2 A Historic Perspective on Multimodality

During different historical eras, people have used various resources in their communication. In ancient Greece and Rome, speech was the predominant resource for communication. Rhetoric, which was the analytical and educational instrument of that time, highlighted that the speaker needed to make the right choices when addressing the listener, and to shape their speeches to suit the specific purpose. Also, according to rhetoric, the speaker could utilize a number of other resources than speech, such as more or less formalized gestures to underline certain aspects of the speech, variations in tempo and intonation, or placement in the room.

When people started to use written language in different contexts, the function was to keep account of money, to make new laws, to describe historical events, or to celebrate a certain person, for example a Roman emperor who had won a battle, or a Nordic viking who had traveled far away and gained a fortune. During the Middle Ages, a system for large-scale copying was developed to copy handwritten biblical texts. Here, verbal text was combined with different forms of illustrations. In addition, the interior of the medieval church is an example of a multimodal text, where biblical stories were illustrated on the ceiling, on the pulpit, or as carved images on the baptismal font.

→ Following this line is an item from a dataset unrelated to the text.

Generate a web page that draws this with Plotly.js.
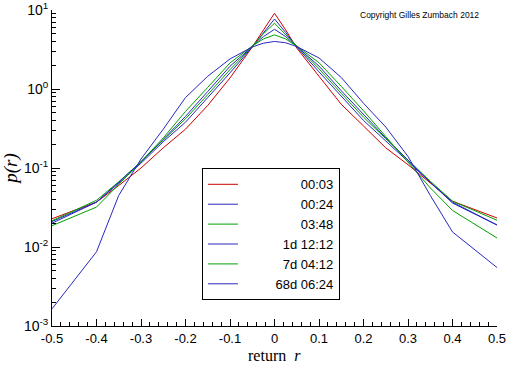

The development of the letter press led to the possibility of mass distribution of texts. When a market for books and papers arose, information could be stored and spread to a great many more people than had previously been possible. This situation also challenged different kinds of power relations in society. The printed word also repositioned the collective memory, and when public schools were introduced, the printed word had a special status concerning learning. To be knowledgeable was more or less equivalent to being able to memorize printed words.

Well into the twentieth century, school textbooks in Western society were based on writing, and they were quite often expressed in a narrative style. These written texts were sometimes illustrated with fact-based images or reproductions of paintings. From the middle of the last century, however, we have seen a change in the relation between writing and image, and image has become more salient and important in pedagogic texts (e.g. Bezemer and Kress 2008).

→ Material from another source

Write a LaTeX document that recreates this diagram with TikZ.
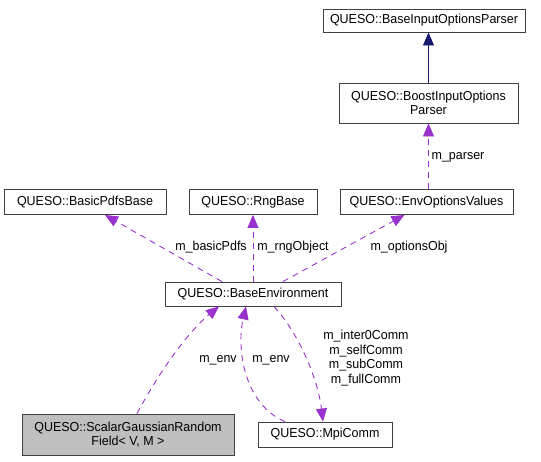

Thanks to the breakthrough of digital media at the start of the new millennium, various kinds of educational games and applications for digital learning have come into play in education, at the same time as mobile phones and tablets can be used in more advanced ways (Arnseth et al. 2018; Devlin 2011; Egenfeldt-Nielsen et al. 2011; Lindstrand et al. 2016; Selander 2008; Squire 2011; Steinkuehler et al. 2012).

To sum up, writing and image have been used in different ways through history, and different communicative resources have played different roles in different kinds of texts. Today, a plethora of media are used in text production, and texts generally contain a variety of semiotic resources. Hence, it is important to pay attention to what kind of information is given through speech, writing, or image—or to put in another way: in what medium and through what semiotic resources is content expressed? Not least from an educational perspective, it is crucial to be able to discern how information is expressed and to realize how students are given opportunities to use different media and semiotic resources, in order to learn and to show their knowledge (Insulander et al. 2017). As a consequence, the forms for assessing and testing knowledge in educational contexts need to be developed in ways that allow for more resources than the written or spoken word.